According to the war monitor, an unknown number of jihadists had managed to escape but their exact number was not immediately clear.
‘We want to go back home’
Thousands of Hasaka residents were forced to leave their homes due to the heavy fighting around the prison.
In one mosque located at a safe distance from the chaos, hundreds of women and children were huddled together in the biting winter cold.
“We want to go back home,” said Maya, a 38-year-old mother trying in vain to pacify her youngest, adding that “there is no bread, water or sugar here”.
Kurdish forces had cut off food and water to the jail for two days to pressure holdout jihadists to give themselves up, the Observatory said.
‘An international problem’
Kurdish authorities say they are holding more than 12,000 IS suspects with 50 different nationalities. They have long warned of jailbreaks since they do not have the capacity to hold, let alone put on trial, all the IS fighters captured in years of operations.

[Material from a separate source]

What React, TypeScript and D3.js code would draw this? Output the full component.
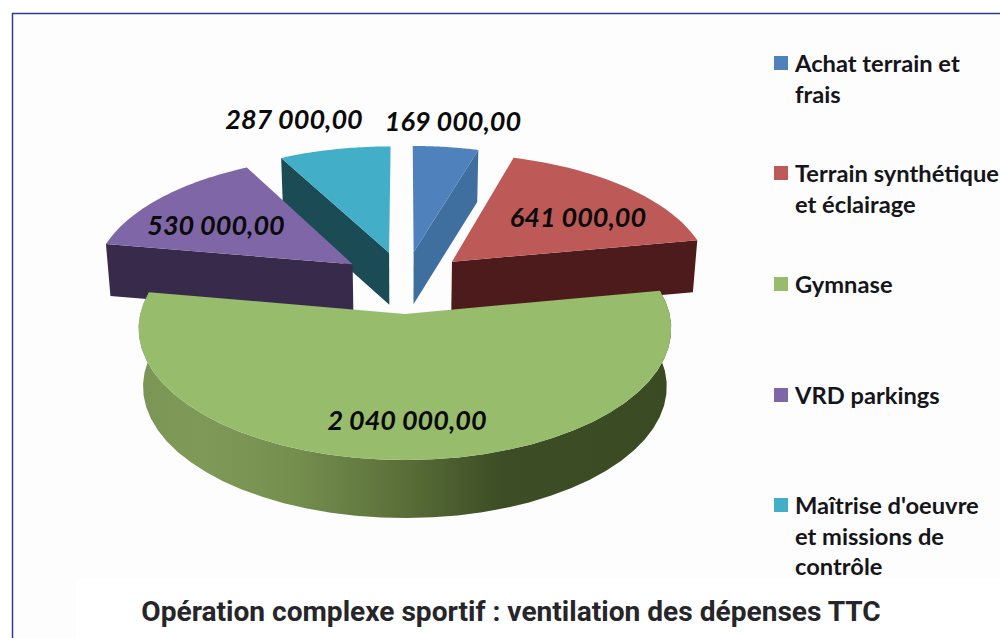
import React from 'react';
import * as d3 from 'd3';

const categories = ['Achat terrain et frais', 'Terrain synthétique et éclairage', 'Gymnase', 'VRD parkings', "Maîtrise d'oeuvre et missions de contrôle"];
const values = [169000, 641000, 2040000, 530000, 287000];
const valueLabels = ['169 000,00', '641 000,00', '2 040 000,00', '530 000,00', '287 000,00'];
const legendLines = [['Achat terrain et', 'frais'], ['Terrain synthétique', 'et éclairage'], ['Gymnase'], ['VRD parkings'], ["Maîtrise d'oeuvre", 'et missions de', 'contrôle']];
const topColors = ['#4f81bd', '#bd5a58', '#97bc6c', '#7f66a6', '#43aec8'];
const sideColors = ['#3f6f9f', '#4d1b1b', '#3c4c24', '#372a4a', '#1b4c56'];
const title = 'Opération complexe sportif : ventilation des dépenses TTC';

const width = 1000;
const height = 638;
const cx = 404.5;
const cy = 282;
const R = 260;
const explode = 65;
const depth = 52;
const greenDepth = 58;
const greenScale = 0.99;
const persp = 0.11;
const tilt = 0.477;

// world coordinates (y = away from viewer) to screen, z = how far down the wall
const project = (wx: number, wy: number, z = 0): [number, number] => {
  const s = 1 / (1 + (persp * wy) / R);
  const shrink = 1 - 0.015 * (z / depth);
  return [cx + wx * s * shrink, cy - wy * tilt * s + z];
};

const pie = d3.pie<number>().sort(null)(values);
const line = d3.line();
const colorTop = d3.scaleOrdinal<number, string>().domain(d3.range(values.length)).range(topColors);
const colorSide = d3.scaleOrdinal<number, string>().domain(d3.range(values.length)).range(sideColors);

const apex = (d: d3.PieArcDatum<number>) => {
  const mid = (d.startAngle + d.endAngle) / 2;
  return [explode * Math.sin(mid), explode * Math.cos(mid)];
};

const rim = (d: d3.PieArcDatum<number>, a: number, z = 0) => {
  const [ax, ay] = apex(d);
  const r = d.index === 2 ? R * greenScale : R;
  return project(ax + r * Math.sin(a), ay + r * Math.cos(a), z);
};

const arcAngles = (d: d3.PieArcDatum<number>) =>
  d3.range(41).map((i) => d.startAngle + ((d.endAngle - d.startAngle) * i) / 40);

const topFace = (d: d3.PieArcDatum<number>) => {
  const [ax, ay] = apex(d);
  return line([project(ax, ay), ...arcAngles(d).map((a) => rim(d, a))]) + 'Z';
};

const cutFace = (d: d3.PieArcDatum<number>, a: number) => {
  const [ax, ay] = apex(d);
  return line([project(ax, ay), rim(d, a), rim(d, a, depth), project(ax, ay, depth)]) + 'Z';
};

const outerWall = (d: d3.PieArcDatum<number>) => {
  const angles = arcAngles(d);
  return line([...angles.map((a) => rim(d, a)), ...angles.slice().reverse().map((a) => rim(d, a, greenDepth))]) + 'Z';
};

const labelPos: [number, number][] = [[453, 131], [578, 227], [407, 430], [216, 235], [294, 129]];
const legendY = [72, 182, 293, 404, 514];
const legendRow = 30.7;

export default function App() {
  const [blue, red, green, purple, teal] = pie;
  return (
    <svg width={width} height={height} style={{ position: 'absolute', left: 0, top: 0, background: '#fff' }}>
      <defs>
        <linearGradient id="wall" x1="0" x2="1" y1="0" y2="0">
          <stop offset="0" stopColor="#7a9555" />
          <stop offset="0.12" stopColor="#7f9a58" />
          <stop offset="0.3" stopColor="#748e4e" />
          <stop offset="0.5" stopColor="#596e38" />
          <stop offset="0.68" stopColor="#3d4d25" />
          <stop offset="1" stopColor="#3a4a22" />
        </linearGradient>
      </defs>
      <rect x={12.5} y={13.5} width={1000} height={640} fill="#fdfdfd" stroke="#2e3d8f" strokeWidth={1.5} />
      <rect x={76} y={578} width={924} height={60} fill="#fff" />

      {/* back slices first */}
      <path d={cutFace(blue, blue.endAngle)} fill={colorSide(0)} />
      <path d={topFace(blue)} fill={colorTop(0)} />
      <path d={cutFace(teal, teal.startAngle)} fill={colorSide(4)} />
      <path d={topFace(teal)} fill={colorTop(4)} />
      <path d={cutFace(purple, purple.startAngle)} fill={colorSide(3)} />
      <path d={topFace(purple)} fill={colorTop(3)} />
      <path d={cutFace(red, red.endAngle)} fill={colorSide(1)} />
      <path d={topFace(red)} fill={colorTop(1)} />
      <path d={outerWall(green)} fill="url(#wall)" />
      <path d={topFace(green)} fill={colorTop(2)} />

      <g fontFamily="Lato, sans-serif" fontWeight={700} fontStyle="italic" fontSize={27} fill="#0a0a0a" textAnchor="middle">
        {valueLabels.map((t, i) => (
          <text key={categories[i]} x={labelPos[i][0]} y={labelPos[i][1]}>{t}</text>
        ))}
      </g>

      <g fontFamily="Lato, sans-serif" fontWeight={700} fontSize={23.7} fill="#15151a">
        {legendLines.map((lines, i) => (
          <g key={categories[i]}>
            <rect x={774} y={legendY[i] - 16} width={14} height={14} fill={colorTop(i)} />
            {lines.map((l, j) => (
              <text key={l} x={795} y={legendY[i] + j * legendRow}>{l}</text>
            ))}
          </g>
        ))}
      </g>

      <text x={511} y={621} textAnchor="middle" fontFamily="Roboto, sans-serif" fontWeight={700} fontSize={28.1} fill="#26262a">{title}</text>
    </svg>
  );
}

“This issue is an international problem,” the administration’s top foreign policy official, Abdulkarim Omar, told AFP on Wednesday. “We cannot face it alone.”
He called on the international community to “support the autonomous administration to improve security and humanitarian conditions for inmates in detention centres and for those in overcrowded camps”.
The proto-state declared by IS group in 2014 once straddled large parts of Iraq and Syria.
After five years of military operations conducted by local and international forces, its last rump was eventually flushed out on the banks of the Euphrates in eastern Syria in March 2019.